Rechte Szene: Keine Berührungsängste, nirgends
Die Veranstaltung ist keine 15 Minuten alt, da lässt Egbert Ermer alle Hüllen fallen. Mit Bezug auf das Rechts-Rock-Konzert „Rock gegen Überfremdung“, das am Wochenende zuvor 6.000 Neonazis in die thüringische Kleinstadt Themar gelockt hatte, sagt das Vorstandsmitglied des AfD-Kreisverbandes Sächsische Schweiz-Osterzgebirge: „So sieht deutscher Nationalstolz aus. So sieht Demonstration, so sieht Rockkonzert aus.“ Mit keinem Wort erwähnt Ermer die Aufnahmen dutzender zum Hitlergruß gereckter Arme von Konzertteilnehmern, die deutlich vernehmbaren „Sieg Heil“-Rufe oder T-Shirts mit Aufschriften wie „I love HTLR“ und „Freiheit für Wolle“ (gemeint ist Ralf Wohlleben, Angeklagter im NSU-Prozess, Anm. d. Redaktion). Stattdessen übt der AfD-Kommunalpolitiker demonstrativ den Schulterschluss zur extremen Rechten und erntet dafür den Beifall seiner Zuhörer. Am Ende der Rede sagt Ermer mehrfach: „Wir sind die Mitte der Gesellschaft“ - niemand wiederspricht ihm.
Einigung des rechtsextremen Lagers
Die Worte Ermers machen deutlich: Die Grenzen zwischen national-konservativ und rechtsextrem, zwischen AfD und NPD, Pegida, Reichsbürgern und Kameradschaftern verschwimmen zusehends – sie lösen sich auf. Bei der vom AfD-Kreisverband Sächsische Schweiz-Osterzgebirge organisierten Kundgebung gegen einen Auftritt von Bundesjustizminister Heiko Maas in Dresden hatte die Initiative „EinProzent“ des rechtsextremen Vordenkers Götz Kubitschek ebenso Stellung bezogen wie Vertreter der Identitären Bewegung. Als Ordner agierten Aktivisten wie Pegida-Vize Siegfried Däbritz neben Trägern von T-Shirts mit der Aufschrift „Anti-Antifa“.
Das Konzert in Themar wiederum spielte nicht nur in der Rede Ermers eine Rolle: Beobachtern zufolge fanden sich einzelne Teilnehmer des Konzerts auch bei den Protesten gegen den Auftritt von Heiko Maas wieder.

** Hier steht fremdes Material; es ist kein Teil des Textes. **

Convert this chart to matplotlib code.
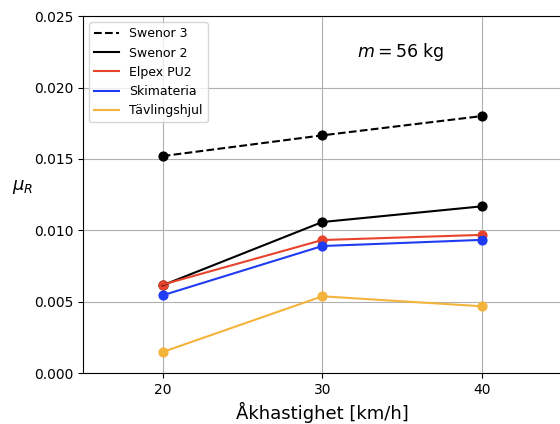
import matplotlib
matplotlib.use("Agg")
import matplotlib.pyplot as plt

speed = [20, 30, 40]
swenor3 = [0.0152, 0.01665, 0.0180]
swenor2 = [0.00615, 0.01058, 0.01168]
elpex = [0.0062, 0.00932, 0.00968]
skimateria = [0.00545, 0.0089, 0.00933]
tavling = [0.00148, 0.00538, 0.00468]

fig = plt.figure(figsize=(5.6, 4.24), dpi=100)
ax = fig.add_axes([0.148, 0.120, 0.855, 0.842])

series = [
    (swenor3, "k", "--", "Swenor 3"),
    (swenor2, "k", "-", "Swenor 2"),
    (elpex, "#e8432d", "-", "Elpex PU2"),
    (skimateria, "#1f3cf2", "-", "Skimateria"),
    (tavling, "#f4b43c", "-", "Tävlingshjul"),
]
for vals, col, ls, lab in series:
    ax.plot(speed, vals, ls=ls, color=col, lw=1.5, label=lab, zorder=3)
    ax.scatter(speed, vals, color=col, s=40, zorder=2.5)

ax.set_xlim(15, 45)
ax.set_ylim(0, 0.025)
ax.set_xticks([20, 30, 40])
ax.grid(True, color="#b0b0b0", lw=0.8)
ax.set_axisbelow(True)
ax.set_xlabel("Åkhastighet [km/h]", fontsize=13)
ax.set_ylabel(r"$\mu_R$", fontsize=13, rotation=0)
ax.yaxis.set_label_coords(-0.125, 0.495)
ax.text(0.663, 0.9, r"$m = 56$ kg", transform=ax.transAxes, fontsize=12.5, ha="center", va="center")
leg = ax.legend(loc="upper left", fontsize=9)

fig.savefig("out.png", dpi=100)
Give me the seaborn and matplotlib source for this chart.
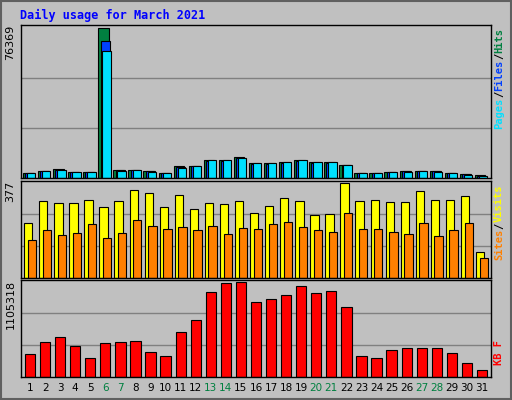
import numpy as np
import pandas as pd
import seaborn as sns
import matplotlib.pyplot as plt
from matplotlib.patches import Rectangle

days = list(range(1, 32))
weekend = [6, 7, 13, 14, 20, 21, 27, 28]
hits = [2750, 3780, 4820, 3270, 3270, 76369, 4300, 4130, 3780, 2750, 6020, 6360, 8940, 8940,
        10660, 7400, 7400, 7910, 8940, 7910, 7910, 6880, 2750, 2750, 3270, 3780, 3780, 3780,
        2750, 2240, 1380]
files = [2600, 3600, 4300, 3100, 3000, 70000, 3900, 3900, 3400, 2600, 5500, 6200, 8700, 8700,
         10000, 7200, 7200, 7700, 8700, 7700, 7700, 6700, 2600, 2600, 3100, 3400, 3600, 3400,
         2600, 1900, 1000]
pages = [2750, 3780, 4300, 3270, 3100, 64500, 3780, 4130, 3270, 2750, 5330, 6360, 8940, 8940,
         9980, 7400, 7400, 7910, 8940, 7910, 7910, 6880, 2750, 2750, 3270, 3270, 3780, 3270,
         2750, 1720, 860]
visits = [218, 303, 295, 295, 308, 279, 303, 348, 336, 279, 328, 271, 295, 291, 303, 259, 283,
          316, 303, 250, 254, 377, 303, 308, 299, 299, 344, 308, 308, 324, 103]
sites = [152, 189, 169, 177, 214, 157, 177, 230, 206, 193, 201, 189, 206, 173, 197, 193, 214,
         222, 201, 189, 181, 259, 193, 193, 181, 173, 218, 165, 189, 218, 79]
kbytes = [270300, 403400, 463900, 355000, 221900, 391300, 403400, 415500, 294500, 246100,
          524400, 657500, 984300, 1093200, 1105318, 875400, 899600, 948000, 1056900, 972200,
          996400, 814900, 246100, 221900, 318700, 330800, 330800, 330800, 282400, 161400, 76600]

bg = '#C0C0C0'
sns.set_theme(style='white')
fig = plt.figure(figsize=(5.12, 4.0), dpi=100, facecolor=bg)
fig.patches.append(Rectangle((0.002, 0.002), 0.996, 0.996, transform=fig.transFigure,
                             fill=False, edgecolor='#606060', lw=1.5))
fig.text(20 / 512, 1 - 15 / 400, 'Daily usage for March 2021', color='#0000FF',
         fontsize=8.5, fontweight='bold', family='DejaVu Sans Mono', va='center')

L, W = 21 / 512, 470 / 512
ax1 = fig.add_axes([L, 0.555, W, 0.382])
ax2 = fig.add_axes([L, 0.305, W, 0.243])
ax3 = fig.add_axes([L, 0.0575, W, 0.243])

d = np.array(days)
def bars(ax, x, y, color, width):
    sns.barplot(x=x, y=y, ax=ax, native_scale=True, color=color, width=width,
                edgecolor='black', linewidth=0.8, saturation=1)

bars(ax1, d - 0.12, hits, '#008040', 0.7)
bars(ax1, d - 0.02, files, '#0040FF', 0.6)
bars(ax1, d + 0.08, pages, '#00E0FF', 0.55)
bars(ax2, d - 0.12, visits, '#FFFF00', 0.55)
bars(ax2, d + 0.12, sites, '#FF8000', 0.55)
bars(ax3, d, kbytes, '#FF0000', 0.68)

for ax, top in [(ax1, max(hits)), (ax2, max(visits)), (ax3, max(kbytes))]:
    ax.set_facecolor(bg)
    ax.set_xlim(0.4, 31.6)
    ax.set_ylim(0, top * 1.02)
    for g in (top / 3, top * 2 / 3):
        ax.axhline(g, color='#808080', lw=1, zorder=0)
    ax.set_yticks([])
    ax.set_xticks([])
    ax.set_xlabel('')
    ax.set_ylabel('')
    for s in ax.spines.values():
        s.set_color('black')
        s.set_linewidth(1)
    ax.text(-0.012, 1.0, f'{top}', transform=ax.transAxes, rotation=90, ha='right', va='top',
            fontsize=8, color='black')

ax3.set_xticks(days)
ax3.set_xticklabels([str(x) for x in days], fontsize=7.5)
ax3.tick_params(axis='x', length=0, pad=4)
for lbl, dd in zip(ax3.get_xticklabels(), days):
    lbl.set_color('#008040' if dd in weekend else 'black')

def side(parts, ytop):
    y = ytop
    for txt, col in parts:
        fig.text(499 / 512, 1 - y / 400, txt, rotation=90, color=col, fontsize=7.5,
                 fontweight='bold', family='DejaVu Sans Mono', ha='center', va='top')
        y += len(txt) * 6.3

side([('Hits', '#008040'), ('/', 'black'), ('Files', '#0040FF'), ('/', 'black'),
      ('Pages', '#00E0FF')], 28)
side([('Visits', '#FFFF00'), ('/', 'black'), ('Sites', '#FF8000')], 185)
side([('KB F', '#FF0000')], 340)

fig.savefig('out.png', dpi=100, facecolor=bg)
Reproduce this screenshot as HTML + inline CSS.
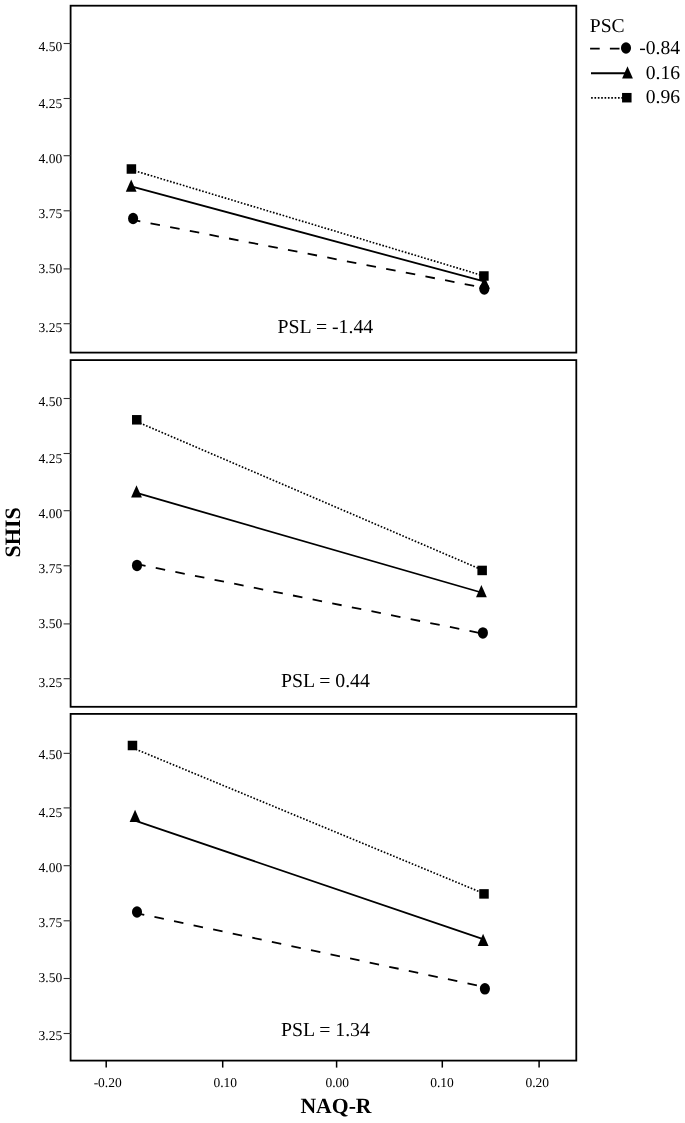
<!DOCTYPE html><html><head><meta charset="utf-8"><style>html,body{margin:0;padding:0;background:#fff;}svg{display:block;}text{text-rendering:geometricPrecision;font-family:"Liberation Serif", "Times New Roman", serif;fill:#000;}</style></head><body>
<svg width="685" height="1123" viewBox="0 0 685 1123">
<rect width="685" height="1123" fill="#fff"/>
<rect x="70.6" y="5.7" width="505.70" height="346.90" fill="none" stroke="#000" stroke-width="1.8"/>
<rect x="70.6" y="360.1" width="505.70" height="346.70" fill="none" stroke="#000" stroke-width="1.8"/>
<rect x="70.6" y="713.9" width="505.70" height="346.70" fill="none" stroke="#000" stroke-width="1.8"/>
<g stroke="#333" stroke-width="1.1">
<line x1="63.6" y1="43.5" x2="70.6" y2="43.5"/>
<line x1="63.6" y1="98.5" x2="70.6" y2="98.5"/>
<line x1="63.6" y1="155.7" x2="70.6" y2="155.7"/>
<line x1="63.6" y1="210.8" x2="70.6" y2="210.8"/>
<line x1="63.6" y1="268.9" x2="70.6" y2="268.9"/>
<line x1="63.6" y1="323.7" x2="70.6" y2="323.7"/>
<line x1="63.6" y1="398.5" x2="70.6" y2="398.5"/>
<line x1="63.6" y1="453.5" x2="70.6" y2="453.5"/>
<line x1="63.6" y1="510.7" x2="70.6" y2="510.7"/>
<line x1="63.6" y1="565.8" x2="70.6" y2="565.8"/>
<line x1="63.6" y1="623.9" x2="70.6" y2="623.9"/>
<line x1="63.6" y1="678.7" x2="70.6" y2="678.7"/>
<line x1="63.6" y1="753.35" x2="70.6" y2="753.35"/>
<line x1="63.6" y1="807.9" x2="70.6" y2="807.9"/>
<line x1="63.6" y1="865.7" x2="70.6" y2="865.7"/>
<line x1="63.6" y1="920.8" x2="70.6" y2="920.8"/>
<line x1="63.6" y1="978.5" x2="70.6" y2="978.5"/>
<line x1="63.6" y1="1033.5" x2="70.6" y2="1033.5"/>
</g>
<g font-size="13.5" text-anchor="end">
<text x="62.2" y="50.50">4.50</text>
<text x="62.2" y="108.45">4.25</text>
<text x="62.2" y="163.45">4.00</text>
<text x="62.2" y="218.45">3.75</text>
<text x="62.2" y="273.45">3.50</text>
<text x="62.2" y="331.70">3.25</text>
<text x="62.2" y="405.50">4.50</text>
<text x="62.2" y="463.45">4.25</text>
<text x="62.2" y="518.45">4.00</text>
<text x="62.2" y="573.45">3.75</text>
<text x="62.2" y="628.45">3.50</text>
<text x="62.2" y="686.70">3.25</text>
<text x="62.2" y="758.50">4.50</text>
<text x="62.2" y="816.70">4.25</text>
<text x="62.2" y="871.90">4.00</text>
<text x="62.2" y="926.90">3.75</text>
<text x="62.2" y="981.90">3.50</text>
<text x="62.2" y="1040.20">3.25</text>
</g>
<g stroke="#000" stroke-width="1.5">
<line x1="106.2" y1="1060.6" x2="106.2" y2="1067.6"/>
<line x1="222.7" y1="1060.6" x2="222.7" y2="1067.6"/>
<line x1="336.6" y1="1060.6" x2="336.6" y2="1067.6"/>
<line x1="442.3" y1="1060.6" x2="442.3" y2="1067.6"/>
<line x1="539.1" y1="1060.6" x2="539.1" y2="1067.6"/>
</g>
<g font-size="13.5" text-anchor="middle">
<text x="107.7" y="1086.8">-0.20</text>
<text x="225.2" y="1086.8">0.10</text>
<text x="337.3" y="1086.8">0.00</text>
<text x="442.0" y="1086.8">0.10</text>
<text x="537.3" y="1086.8">0.20</text>
</g>
<text x="336" y="1113.4" font-size="21.7" font-weight="bold" text-anchor="middle">NAQ-R</text>
<text transform="translate(19.9,532.3) rotate(-90)" font-size="22" font-weight="bold" text-anchor="middle">SHIS</text>
<line x1="131.4" y1="169.77" x2="483.9" y2="275.96" stroke="#000" stroke-width="1.65" stroke-dasharray="1.65 1.71"/>
<line x1="131.2" y1="186.41" x2="484.0" y2="281.42" stroke="#000" stroke-width="1.8"/>
<line x1="133.1" y1="219.95" x2="484.5" y2="287.85" stroke="#000" stroke-width="1.8" stroke-dasharray="9.6 10.4" stroke-dashoffset="2.26"/>
<g fill="#000">
<ellipse cx="133.10" cy="218.50" rx="5.05" ry="5.77"/>
<ellipse cx="484.30" cy="288.90" rx="5.05" ry="5.77"/>
<polygon points="131.20,179.50 136.60,191.80 125.80,191.80"/>
<polygon points="484.50,276.55 489.90,288.85 479.10,288.85"/>
<rect x="126.65" y="164.25" width="9.5" height="9.5"/>
<rect x="479.15" y="271.25" width="9.5" height="9.5"/>
</g>
<text x="325.4" y="332.8" font-size="19.8" text-anchor="middle">PSL = -1.44</text>
<line x1="136.8" y1="421.67" x2="482.3" y2="570.0" stroke="#000" stroke-width="1.65" stroke-dasharray="1.65 1.71"/>
<line x1="136.6" y1="492.92" x2="481.4" y2="592.5" stroke="#000" stroke-width="1.8"/>
<line x1="137.0" y1="564.2" x2="482.9" y2="633.6" stroke="#000" stroke-width="1.8" stroke-dasharray="9.6 10.4" stroke-dashoffset="0.89"/>
<g fill="#000">
<ellipse cx="137.00" cy="565.44" rx="5.05" ry="5.77"/>
<ellipse cx="482.90" cy="632.90" rx="5.05" ry="5.77"/>
<polygon points="136.50,485.25 141.90,497.55 131.10,497.55"/>
<polygon points="481.40,584.90 486.80,597.20 476.00,597.20"/>
<rect x="132.01" y="415.05" width="9.5" height="9.5"/>
<rect x="477.40" y="565.69" width="9.5" height="9.5"/>
</g>
<text x="325.4" y="686.5" font-size="19.8" text-anchor="middle">PSL = 0.44</text>
<line x1="132.4" y1="747.82" x2="484.0" y2="893.6" stroke="#000" stroke-width="1.65" stroke-dasharray="1.65 1.71"/>
<line x1="135.0" y1="820.62" x2="483.1" y2="939.04" stroke="#000" stroke-width="1.8"/>
<line x1="137.0" y1="913.29" x2="484.9" y2="987.04" stroke="#000" stroke-width="1.8" stroke-dasharray="9.6 10.4" stroke-dashoffset="2.17"/>
<g fill="#000">
<ellipse cx="137.00" cy="912.00" rx="5.05" ry="5.77"/>
<ellipse cx="484.90" cy="988.80" rx="5.05" ry="5.77"/>
<polygon points="135.05,809.65 140.45,821.95 129.65,821.95"/>
<polygon points="483.10,933.75 488.50,946.05 477.70,946.05"/>
<rect x="127.72" y="740.75" width="9.5" height="9.5"/>
<rect x="479.25" y="889.15" width="9.5" height="9.5"/>
</g>
<text x="325.4" y="1036.4" font-size="19.8" text-anchor="middle">PSL = 1.34</text>
<text x="589.8" y="31.9" font-size="19.6">PSC</text>
<line x1="590.1" y1="48.6" x2="626" y2="48.6" stroke="#000" stroke-width="1.8" stroke-dasharray="9.6 10.2"/>
<ellipse cx="626.00" cy="48.00" rx="5.05" ry="5.77"/>
<line x1="591" y1="73.2" x2="627.5" y2="73.2" stroke="#000" stroke-width="1.9"/>
<polygon points="627.50,66.15 632.90,78.45 622.10,78.45"/>
<line x1="591.1" y1="97.8" x2="626.8" y2="97.8" stroke="#000" stroke-width="1.65" stroke-dasharray="1.65 1.71"/>
<rect x="622.05" y="92.95" width="9.5" height="9.5"/>
<g font-size="19.6" text-anchor="end">
<text x="680" y="53.7">-0.84</text>
<text x="680" y="78.5">0.16</text>
<text x="680" y="103.3">0.96</text>
</g>
</svg></body></html>
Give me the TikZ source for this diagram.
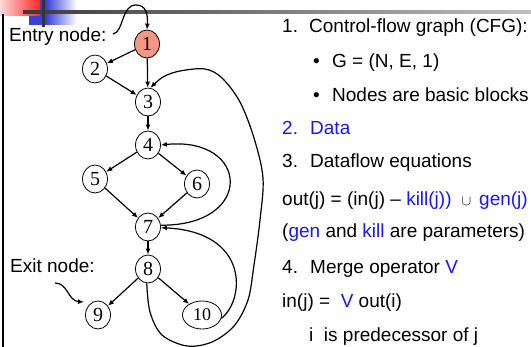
\documentclass[tikz,border=0pt]{standalone}
\usepackage{fontspec}
\setmainfont{Liberation Sans}
\newfontfamily\timesf{Liberation Serif}
\usetikzlibrary{shapes.geometric,arrows.meta}
\definecolor{tblue}{RGB}{25,25,235}
\definecolor{nodered}{RGB}{244,152,132}
\definecolor{decoblue}{RGB}{55,65,215}
\begin{document}
\begin{tikzpicture}[x=1pt,y=-1pt,
  cfg/.style={ellipse,draw,line width=0.8pt,minimum width=25pt,minimum height=28pt,inner sep=0pt,font=\timesf\fontsize{20}{20}\selectfont},
  edge/.style={line width=1.2pt,-{Latex[length=6pt,width=5pt]}},
  txt/.style={anchor=base west,inner sep=0pt,font=\fontsize{19}{22}\selectfont},
]
\useasboundingbox (0,0) rectangle (531,347);
% decoration
\fill[decoblue] (29,0) rectangle (46,25);
\shade[left color=decoblue,right color=white] (46,0) rectangle (77,25);
\shade[left color=red!15,right color=red!85] (0,0) rectangle (40,16);
\shade[left color=black!77,right color=black!25] (23,10.6) rectangle (531,13.6);
\fill[black!80] (42,0) rectangle (44.5,27);
\draw[line width=2pt] (3,14) -- (3,347);
% graph nodes
\node[cfg,fill=nodered] (n1) at (147,44) {1};
\node[cfg] (n2) at (95,69) {2};
\node[cfg] (n3) at (148,102) {3};
\node[cfg] (n4) at (148,145) {4};
\node[cfg] (n5) at (95,179) {5};
\node[cfg] (n6) at (197,184) {6};
\node[cfg] (n7) at (148,227) {7};
\node[cfg] (n8) at (148,269) {8};
\node[cfg] (n9) at (98,315) {9};
\node[cfg,minimum width=39pt,font=\timesf\fontsize{18}{18}\selectfont] (n10) at (202,315) {10};
% labels
\node[txt] (entry) at (9,42) {Entry node:};
\node[txt] (exit) at (10,273) {Exit node:};
\coordinate (es) at (113,34);
\coordinate (xs) at (55,283);
\coordinate (xe) at (84,302);
\draw[edge] (es) .. controls (124,32) and (121,5) .. (136,5) .. controls (146,5) and (148,14) .. (n1.north);
\draw[edge] (xs) .. controls (68,283) and (68,301) .. (xe);
% edges
\draw[edge] (n1) -- (n2);
\draw[edge] (n1) -- (n3);
\draw[edge] (n2) -- (n3);
\draw[edge] (n3) -- (n4);
\draw[edge] (n4) -- (n5);
\draw[edge] (n4) -- (n6);
\draw[edge] (n5) -- (n7);
\draw[edge] (n6) -- (n7);
\draw[edge] (n7) -- (n8);
\draw[edge] (n8) -- (n9);
\draw[edge] (n8) -- (n10);
\draw[edge] (n7.8) .. controls (255,226) and (250,136) .. (n4.east);
\draw[edge] (n10.-10) .. controls (245,300) and (250,232) .. (n7.-3);
\draw[edge] plot[smooth,tension=0.55] coordinates {(n8.265) (150,312) (162,335) (187,346) (212,342) (234,326) (248,300) (254,265) (260,220) (263,178) (254,138) (240,102) (222,78) (205,69) (180,71) (163,77) (n3.80)};
% text column
\node[txt] (a1) at (282,33) {1.};
\node[txt] (a1t) at (309,33) {Control-flow graph (CFG):};
\node[txt] (b1) at (313,68) {•};
\node[txt] (b1t) at (332,68) {G = (N, E, 1)};
\node[txt] (b2) at (313,102) {•};
\node[txt] (b2t) at (332,102) {Nodes are basic blocks};
\node[txt,text=tblue] (a2) at (282,135) {2.};
\node[txt,text=tblue] (a2t) at (310,135) {Data};
\node[txt] (a3) at (282,168) {3.};
\node[txt] (a3t) at (310,168) {Dataflow equations};
\node[txt] (eq1) at (282,206) {out(j) = (in(j) – \textcolor{tblue}{kill(j))}\hspace{10pt}{\fontsize{15}{15}\selectfont$\cup$}\hspace{8pt}\textcolor{tblue}{gen(j)}};
\node[txt] (eq2) at (282,238) {(\textcolor{tblue}{gen} and \textcolor{tblue}{kill} are parameters)};
\node[txt] (a4) at (282,274) {4.};
\node[txt] (a4t) at (310,274) {Merge operator \textcolor{tblue}{V}};
\node[txt] (eq3) at (282,308) {in(j) =\ \ \textcolor{tblue}{V} out(i)};
\node[txt] (eq4) at (309,342) {i\ \ is predecessor of j};
\end{tikzpicture}
\end{document}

Zudem beteiligten sich mehrere stadtbekannte Neonazi an den Protesten vor und im Saal des Maas-Vortrags, darunter Ronny Thomas. Letzterer war Teil der Gruppe, die während des Vortrags von Heiko Maas mit „Stasi 2.0“ Gesichtsmasken Aufstellung nahmen, ergänzt durch ein Transparent „Maas = Stasi“. Die Aktion störte die Veranstaltung nur marginal, erreichte jedoch in den sozialen Netzwerken eine große Reichweite.
Die sechs waren nicht die einzigen Vertreter des Protestlagers, die es in den mit rund 400 Menschen gut gefüllten Saal geschafft hatten. Mit Felix Menzel stellte der Chefredakteur der „Blauen Narzisse“ und Vordenker der Neuen Rechten* die erste Frage an den Bundesjustizminister. Menzel wollte wissen, warum „linksextreme“ Internetseiten wie „indymedia“ nicht gelöscht würden. Maas beantwortete die Frage inhaltlich, mutmaßlich ohne den Hintergrund des Fragestellers zu kennen. Ebenfalls im Saal war ein mutmaßlich der „EinProzent“-Initiative nahestehendes Kamerateam, dass die Gruppe um Ronny Thomas bereits vor ihrer Aktion mehrfach abgefilmt hatte. Das Team war – ganz offensichtlich – in deren Pläne eingeweiht.
* In einer ersten Version des Textes hieß es, Menzel sei „einer der führenden Köpfe der Identitären Bewegung“. Dieser Passus wurde gelöscht. Bezüge von Menzel zur Identitären Bewegung und deren Führungspersonen sind aber zahlreich belegt.